Allow yourself the room to be angry and sad about a big change to your little boy's life, and your life as a result. Drop what you can drop - your mental health is more important than any board appointment. Tell people around you you need support and tell them what they can do. If you can afford it (/have good CAMHS near you) and he's old enough to benefit get your son some counselling from someone who understands chronic illness. Don't feel like you have to keep plowing forward and 'coping' all the time - sometimes the most effective coping mechanism is to throw up your hands and say, 'nope, can't do all this by myself'.

eyeslikebutterflies · 07/07/2021 11:05

Thank you. I'm having a little cry now! I think I'm just so used to being Someone Who Copes, we've had a really shit few years with other stuff (pre-Coronavirus) but I've managed to get on through. I just feel like I've hit a wall and I don't know what to do right now.

OP posts:
Cassandraprobs · 07/07/2021 11:07

You definitely don't sound pathetic, you sound massively overworked. I know it's difficult but could you be firmer with the people who aren't helping - sometimes people are only too happy not to put themselves out if they don't have to. Eg, tell the GP you cannot get so many prescriptions and if they don't give a month's supply you WILL be forced to let DS go without when you run out as you're so stretched and what does he/she propose? And eg, tell your business partner you need these changes so you'll be implementing them asap unless he can very quickly come up with a better idea.

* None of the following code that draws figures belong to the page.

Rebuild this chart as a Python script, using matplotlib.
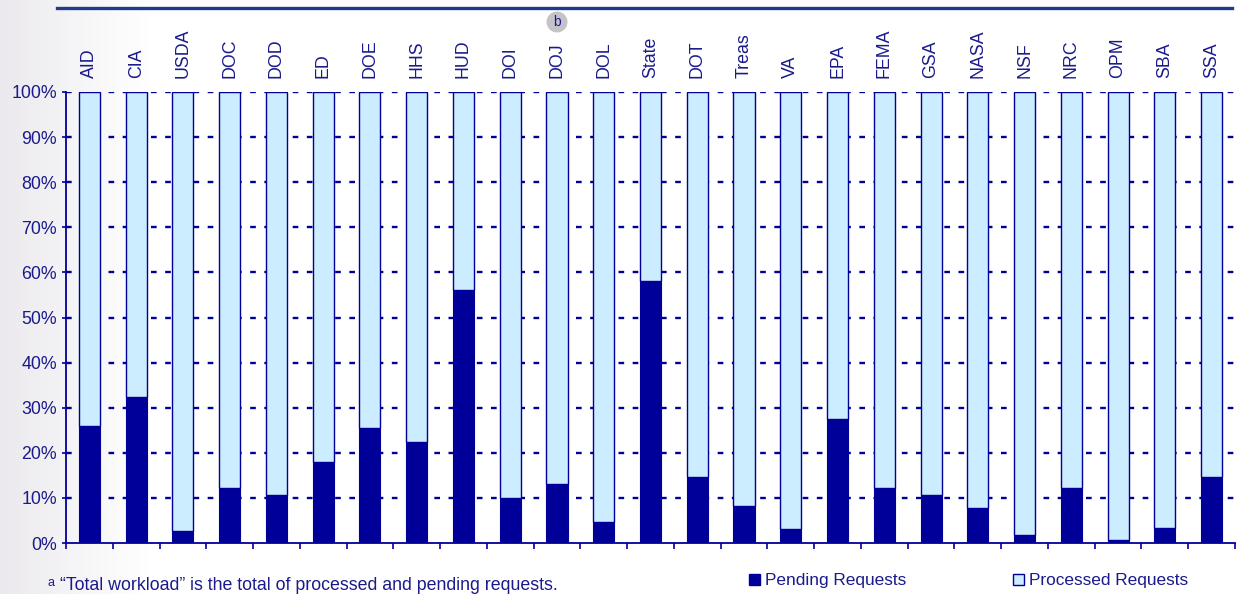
import numpy as np
import matplotlib
matplotlib.use('Agg')
import matplotlib.pyplot as plt
from matplotlib.patches import Patch

plt.rcParams['font.family'] = ['Liberation Sans', 'DejaVu Sans']

# ------------------------------- data -------------------------------
agencies = ['AID', 'CIA', 'USDA', 'DOC', 'DOD', 'ED', 'DOE', 'HHS', 'HUD', 'DOI',
            'DOJ', 'DOL', 'State', 'DOT', 'Treas', 'VA', 'EPA', 'FEMA', 'GSA',
            'NASA', 'NSF', 'NRC', 'OPM', 'SBA', 'SSA']
pending = [26.0, 32.4, 2.6, 12.3, 10.6, 18.0, 25.6, 22.4, 56.1, 9.9,
           13.1, 4.7, 58.1, 14.7, 8.2, 3.1, 27.5, 12.3, 10.7,
           7.8, 1.8, 12.3, 0.6, 3.4, 14.7]
processed = [100 - p for p in pending]
yticks = [0, 10, 20, 30, 40, 50, 60, 70, 80, 90, 100]

NAVY = '#000099'
LIGHT = '#ccecff'
TXT = '#1a1a8c'
FS = 12.8

fig = plt.figure(figsize=(12.38, 5.94), dpi=100)

# faint shading on the left edge of the slide
bg = fig.add_axes([0, 0, 0.12, 1], zorder=-5)
grad = np.linspace(0, 1, 200)[None, :]
bg.imshow(grad, aspect='auto', cmap=matplotlib.colors.LinearSegmentedColormap.from_list(
    'bg', ['#ebe9ed', '#ffffff']), extent=(0, 1, 0, 1))
bg.axis('off')

ax = fig.add_axes([66 / 1238, 51 / 594, (1235 - 66) / 1238, (543 - 92) / 594])
ax.patch.set_alpha(0)

x = np.arange(len(agencies))
ax.bar(x, pending, width=0.45, color=NAVY, edgecolor=NAVY, linewidth=0.8, zorder=3)
ax.bar(x, processed, width=0.45, bottom=pending, color=LIGHT, edgecolor=NAVY,
       linewidth=1.0, zorder=3)

ax.set_xlim(-0.5, len(agencies) - 0.5)
ax.set_ylim(0, 100)
ax.set_yticks(yticks)
ax.set_yticklabels([f'{v}%' for v in yticks], color=TXT, fontsize=FS)
ax.set_xticks([])
ax.set_xticks(np.arange(len(agencies) + 1) - 0.5, minor=True)
ax.tick_params(axis='x', which='minor', direction='out', length=4.5, width=1.2, color=NAVY)
ax.tick_params(axis='y', direction='out', length=3, width=1.2, color=NAVY, pad=3.5)

for yv in yticks[1:]:
    ax.axhline(yv, color=NAVY, lw=1.7, ls=(0, (2.4, 3.6)), zorder=1)

for s in ['top', 'right']:
    ax.spines[s].set_visible(False)
for s in ['left', 'bottom']:
    ax.spines[s].set_color(NAVY)
    ax.spines[s].set_linewidth(1.3)

# agency names above the bars
for i, name in enumerate(agencies):
    ax.text(i, 103.1, name, rotation=90, ha='center', va='bottom', color=TXT,
            fontsize=FS, clip_on=False)

# header rule and "b" note marker
fig.add_artist(plt.Line2D([57 / 1238, 1232 / 1238], [1 - 8 / 594] * 2,
                          color='#1f3c8c', lw=2.4))
fig.text(557 / 1238, 1 - 22 / 594, 'b', ha='center', va='center', color=TXT,
         fontsize=10, bbox=dict(boxstyle='circle,pad=0.25', fc='#c4c4c8', ec='none'))

# legend
LFS = 12.4
fig.legend(handles=[Patch(facecolor=NAVY, edgecolor=NAVY)], labels=['Pending Requests'],
           loc='center left', bbox_to_anchor=(740 / 1238, 1 - 581 / 594), frameon=False,
           handlelength=0.65, handleheight=0.65, handletextpad=0.3, fontsize=LFS,
           labelcolor=TXT, borderpad=0)
fig.legend(handles=[Patch(facecolor=LIGHT, edgecolor=NAVY)], labels=['Processed Requests'],
           loc='center left', bbox_to_anchor=(1004 / 1238, 1 - 581 / 594), frameon=False,
           handlelength=0.65, handleheight=0.65, handletextpad=0.3, fontsize=LFS,
           labelcolor=TXT, borderpad=0)

# footnote at the very bottom edge
fig.text(48 / 1238, 1 - 586 / 594, 'a', fontsize=9, color=TXT, va='baseline')
fig.text(60 / 1238, 1 - 590 / 594,
         '\u201cTotal workload\u201d is the total of processed and pending requests.',
         fontsize=FS, color=TXT, va='baseline')

fig.savefig('out.png', dpi=100)
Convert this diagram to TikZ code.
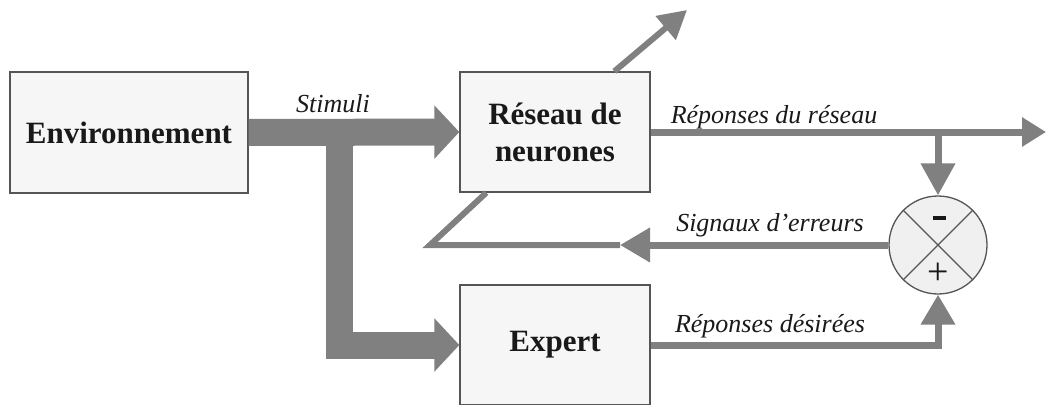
\documentclass[tikz,border=0pt]{standalone}
\usepackage{fontspec}
\setmainfont{Liberation Serif}
\usetikzlibrary{arrows.meta,calc}
\definecolor{bar}{RGB}{128,128,128}
\definecolor{boxline}{RGB}{85,85,85}
\definecolor{boxfill}{RGB}{246,246,246}
\definecolor{circfill}{RGB}{240,240,240}
\definecolor{txt}{RGB}{25,25,25}
\begin{document}
\begin{tikzpicture}[x=1pt,y=-1pt,
  block/.style={draw=boxline, fill=boxfill, line width=1.3pt, minimum width=190pt,
    minimum height=120pt, inner sep=0pt, text=txt, align=center,
    font=\fontsize{31}{37}\selectfont\bfseries},
  lbl/.style={font=\fontsize{26}{28}\selectfont\itshape, text=txt, anchor=base, inner sep=0pt},
  thickbar/.style={draw=bar, line width=27pt, line join=miter},
  sig/.style={draw=bar, line width=7pt, line join=miter},
  bigtip/.style={-{Triangle[length=25pt,width=52pt]}},
  smalltip/.style={-{Triangle[length=30pt,width=33pt]}}]
\useasboundingbox (0,0) rectangle (1048,404);
\clip (0,0) rectangle (1048,404);
% boxes
\node[block, minimum width=238pt, minimum height=121pt] (env) at (129,132.5) {Environnement};
\node[block] (res) at (555,132) {Réseau de\\neurones};
\node[block] (exp) at (555,345) {Expert};
\node[circle, draw=boxline, fill=circfill, minimum size=98pt, line width=1.3pt, inner sep=0pt] (sum) at (938,245) {};
\draw[boxline, line width=1.3pt] (sum.north west) -- (sum.south east) (sum.north east) -- (sum.south west);
\node[inner sep=0pt, text=txt] (minus) at (939,218) {\rule{13pt}{4.5pt}};
\node[inner sep=0pt, text=txt, font=\fontsize{38}{38}\selectfont] (plus) at (938,274) {+};
% stimuli
\coordinate (j) at (339.5,132);
\draw[thickbar, bigtip] (env.east) -- (res.west);
\draw[thickbar, bigtip] (j) |- (exp.west);
% outputs
\coordinate (outR) at (1046,132);
\coordinate (tap) at (938,132);
\draw[sig, -{Triangle[length=24pt,width=28pt]}] (res.east) -- (outR);
\draw[sig, -{Triangle[length=32pt,width=33pt]}] (tap) -- (sum.north);
\draw[sig, smalltip] (exp.east) -| (sum.south);
% feedback
\coordinate (fbtip) at (620,245);
\coordinate (fbl) at (430,245);
\coordinate (fbd) at ($(res.south west)+(27,0)$);
\draw[sig, smalltip] (sum.west) -- (fbtip);
\draw[sig, line width=6pt] (fbtip) -- (fbl) -- (fbd);
% diagonal output
\coordinate (resTop) at ($(res.north west)+(155,0)$);
\coordinate (outD) at (687,10);
\draw[sig, line width=6pt, -{Triangle[length=28pt,width=30pt]}] (resTop) -- (outD);
% labels
\node[lbl] (lstim) at (333,112) {Stimuli};
\node[lbl] (lrep) at (774,123) {Réponses du réseau};
\node[lbl] (lsig) at (770,231) {Signaux d'erreurs};
\node[lbl] (ldes) at (770,332) {Réponses désirées};
\end{tikzpicture}
\end{document}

People are very keen to keep things the way it helps them until you really dig your heels in unfortunately.

Cassandraprobs · 07/07/2021 11:12

I'm 'one who copes' too so feel your pain but I'm learning the hard way that people are quick to take advantage of that rather than respect it so I'm (slowly) turning into 'one who copes when others pull their weight or throws a polite shit-fit if they don't' Grin

eyeslikebutterflies · 07/07/2021 11:45

Thanks @cassandraprobs I think you're right. It just feels like more bloody work and effort though when all I want to do is lie in a darkened room for a bit. But yes, I have to push back.

OP posts:
Livingtothefull · 07/07/2021 13:33

@Cassandraprobs

I'm 'one who copes' too so feel your pain but I'm learning the hard way that people are quick to take advantage of that rather than respect it so I'm (slowly) turning into 'one who copes when others pull their weight or throws a polite shit-fit if they don't' Grin
I agree 100% with this. I have an ongoing issue myself with my DC and in my experience also people see me as a 'coper' and just take for granted/take advantage of that. I am trying to get into the habit of asking outright for support and not trying to pretend I am doing fine when I really am not.

You are not 'pathetic' at all nor are you 'overreacting'; a long term diagnosis for your DS and the consequences of that is a huge thing to go through. I think that you are doing amazingly well with everything that is on your plate.

But everyone has their limits so please do seek out all the support that's available to you.